Omit every picture and return the rest of the data unaltered.

----

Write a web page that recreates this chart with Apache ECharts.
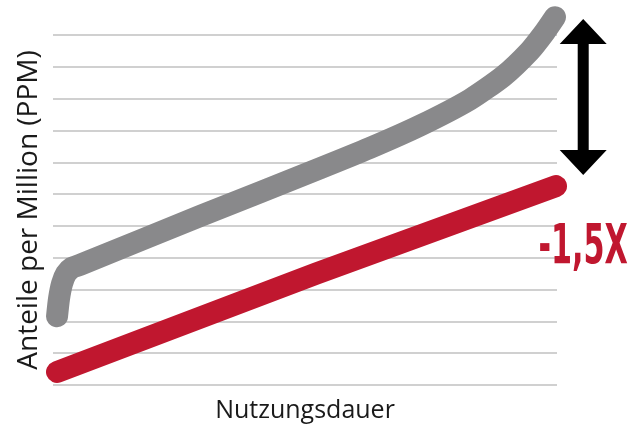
<!DOCTYPE html>
<html>
<head>
<meta charset="utf-8">
<script src="https://cdn.jsdelivr.net/npm/echarts@6/dist/echarts.min.js"></script>
<style>
  html, body { margin: 0; padding: 0; background: #fff; }
  #chart { width: 643px; height: 428px; }
</style>
</head>
<body>
<div id="chart"></div>
<script>
// Werte (x: Nutzungsdauer 0..100, y: PPM 0..11)
const grayX = [0.8, 1.2, 1.8, 2.6, 3.8, 5.4, 29.2, 53.0, 62.9, 72.8, 82.7, 89.3, 94.6, 97.6, 99.6];
const grayY = [2.16, 2.72, 3.19, 3.5, 3.69, 3.78, 5.31, 6.81, 7.45, 8.15, 8.97, 9.7, 10.5, 11.1, 11.56];
const redX = [0.8, 52.2, 99.8];
const redY = [0.41, 3.5, 6.25];

// Pfeil zwischen den Kurven und Beschriftung
const arrowX = 105.2;
const arrowTop = 11.5;
const arrowBottom = 6.6;
const labelY = 4.3;
const labelText = '-1,5X';

const yTicks = [0, 11, 1];

const chart = echarts.init(document.getElementById('chart'));

function pairs(xs, ys) {
    return xs.map((x, i) => [x, ys[i]]);
}

function renderArrow(params, api) {
    const top = api.coord([api.value(0), api.value(1)]);
    const bot = api.coord([api.value(0), api.value(2)]);
    const cx = top[0];
    const headW = 23.5, headH = 25, shaft = 5.5;
    const points = [
        [cx, top[1]],
        [cx + headW, top[1] + headH],
        [cx + shaft, top[1] + headH],
        [cx + shaft, bot[1] - headH],
        [cx + headW, bot[1] - headH],
        [cx, bot[1]],
        [cx - headW, bot[1] - headH],
        [cx - shaft, bot[1] - headH],
        [cx - shaft, top[1] + headH],
        [cx - headW, top[1] + headH]
    ];
    const lab = api.coord([api.value(0), api.value(3)]);
    return {
        type: 'group',
        children: [{
            type: 'polygon',
            shape: {points: points},
            style: {fill: '#000'}
        }, {
            type: 'text',
            x: lab[0],
            y: lab[1],
            scaleX: 0.6,
            style: {
                text: labelText,
                fill: '#c0172f',
                font: 'bold 56px "DejaVu Sans Condensed", sans-serif',
                align: 'center',
                verticalAlign: 'middle'
            }
        }]
    };
}

let option = {
    backgroundColor: '#fff',
    animation: false,
    grid: {
        left: 53,
        right: 86,
        top: 35,
        bottom: 41
    },
    xAxis: {
        type: 'value',
        min: 0,
        max: 100,
        name: 'Nutzungsdauer',
        nameLocation: 'middle',
        nameGap: 13,
        nameTextStyle: {
            fontFamily: 'Open Sans',
            fontSize: 25,
            color: '#1a1a1a'
        },
        axisLine: {show: false},
        axisTick: {show: false},
        axisLabel: {show: false},
        splitLine: {show: false}
    },
    yAxis: {
        type: 'value',
        min: yTicks[0],
        max: yTicks[1],
        interval: yTicks[2],
        name: 'Anteile per Million (PPM)',
        nameLocation: 'middle',
        nameGap: 10,
        nameTextStyle: {
            fontFamily: 'Open Sans',
            fontSize: 28,
            color: '#1a1a1a'
        },
        axisLine: {show: false},
        axisTick: {show: false},
        axisLabel: {show: false},
        splitLine: {
            show: true,
            lineStyle: {color: '#d0d0d0', width: 2}
        }
    },
    series: [{
        name: 'vorher',
        type: 'line',
        data: pairs(grayX, grayY),
        smooth: 0.2,
        clip: false,
        showSymbol: false,
        lineStyle: {color: '#89898b', width: 22, cap: 'round', join: 'round'}
    }, {
        name: 'nachher',
        type: 'line',
        data: pairs(redX, redY),
        clip: false,
        showSymbol: false,
        lineStyle: {color: '#c0172f', width: 22, cap: 'round', join: 'round'}
    }, {
        type: 'custom',
        renderItem: renderArrow,
        clip: false,
        silent: true,
        data: [[arrowX, arrowTop, arrowBottom, labelY]]
    }]
};

chart.setOption(option);
</script>
</body>
</html>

----

Response:
Write a web page that recreates this chart with Apache ECharts.
<!DOCTYPE html>
<html>
<head>
<meta charset="utf-8">
<script src="https://cdn.jsdelivr.net/npm/echarts@6/dist/echarts.min.js"></script>
<style>
  html, body { margin: 0; padding: 0; background: #fff; }
  #chart { width: 643px; height: 428px; }
</style>
</head>
<body>
<div id="chart"></div>
<script>
// Werte (x: Nutzungsdauer 0..100, y: PPM 0..11)
const grayX = [0.8, 1.2, 1.8, 2.6, 3.8, 5.4, 29.2, 53.0, 62.9, 72.8, 82.7, 89.3, 94.6, 97.6, 99.6];
const grayY = [2.16, 2.72, 3.19, 3.5, 3.69, 3.78, 5.31, 6.81, 7.45, 8.15, 8.97, 9.7, 10.5, 11.1, 11.56];
const redX = [0.8, 52.2, 99.8];
const redY = [0.41, 3.5, 6.25];

// Pfeil zwischen den Kurven und Beschriftung
const arrowX = 105.2;
const arrowTop = 11.5;
const arrowBottom = 6.6;
const labelY = 4.3;
const labelText = '-1,5X';

const yTicks = [0, 11, 1];

const chart = echarts.init(document.getElementById('chart'));

function pairs(xs, ys) {
    return xs.map((x, i) => [x, ys[i]]);
}

function renderArrow(params, api) {
    const top = api.coord([api.value(0), api.value(1)]);
    const bot = api.coord([api.value(0), api.value(2)]);
    const cx = top[0];
    const headW = 23.5, headH = 25, shaft = 5.5;
    const points = [
        [cx, top[1]],
        [cx + headW, top[1] + headH],
        [cx + shaft, top[1] + headH],
        [cx + shaft, bot[1] - headH],
        [cx + headW, bot[1] - headH],
        [cx, bot[1]],
        [cx - headW, bot[1] - headH],
        [cx - shaft, bot[1] - headH],
        [cx - shaft, top[1] + headH],
        [cx - headW, top[1] + headH]
    ];
    const lab = api.coord([api.value(0), api.value(3)]);
    return {
        type: 'group',
        children: [{
            type: 'polygon',
            shape: {points: points},
            style: {fill: '#000'}
        }, {
            type: 'text',
            x: lab[0],
            y: lab[1],
            scaleX: 0.6,
            style: {
                text: labelText,
                fill: '#c0172f',
                font: 'bold 56px "DejaVu Sans Condensed", sans-serif',
                align: 'center',
                verticalAlign: 'middle'
            }
        }]
    };
}

let option = {
    backgroundColor: '#fff',
    animation: false,
    grid: {
        left: 53,
        right: 86,
        top: 35,
        bottom: 41
    },
    xAxis: {
        type: 'value',
        min: 0,
        max: 100,
        name: 'Nutzungsdauer',
        nameLocation: 'middle',
        nameGap: 13,
        nameTextStyle: {
            fontFamily: 'Open Sans',
            fontSize: 25,
            color: '#1a1a1a'
        },
        axisLine: {show: false},
        axisTick: {show: false},
        axisLabel: {show: false},
        splitLine: {show: false}
    },
    yAxis: {
        type: 'value',
        min: yTicks[0],
        max: yTicks[1],
        interval: yTicks[2],
        name: 'Anteile per Million (PPM)',
        nameLocation: 'middle',
        nameGap: 10,
        nameTextStyle: {
            fontFamily: 'Open Sans',
            fontSize: 28,
            color: '#1a1a1a'
        },
        axisLine: {show: false},
        axisTick: {show: false},
        axisLabel: {show: false},
        splitLine: {
            show: true,
            lineStyle: {color: '#d0d0d0', width: 2}
        }
    },
    series: [{
        name: 'vorher',
        type: 'line',
        data: pairs(grayX, grayY),
        smooth: 0.2,
        clip: false,
        showSymbol: false,
        lineStyle: {color: '#89898b', width: 22, cap: 'round', join: 'round'}
    }, {
        name: 'nachher',
        type: 'line',
        data: pairs(redX, redY),
        clip: false,
        showSymbol: false,
        lineStyle: {color: '#c0172f', width: 22, cap: 'round', join: 'round'}
    }, {
        type: 'custom',
        renderItem: renderArrow,
        clip: false,
        silent: true,
        data: [[arrowX, arrowTop, arrowBottom, labelY]]
    }]
};

chart.setOption(option);
</script>
</body>
</html>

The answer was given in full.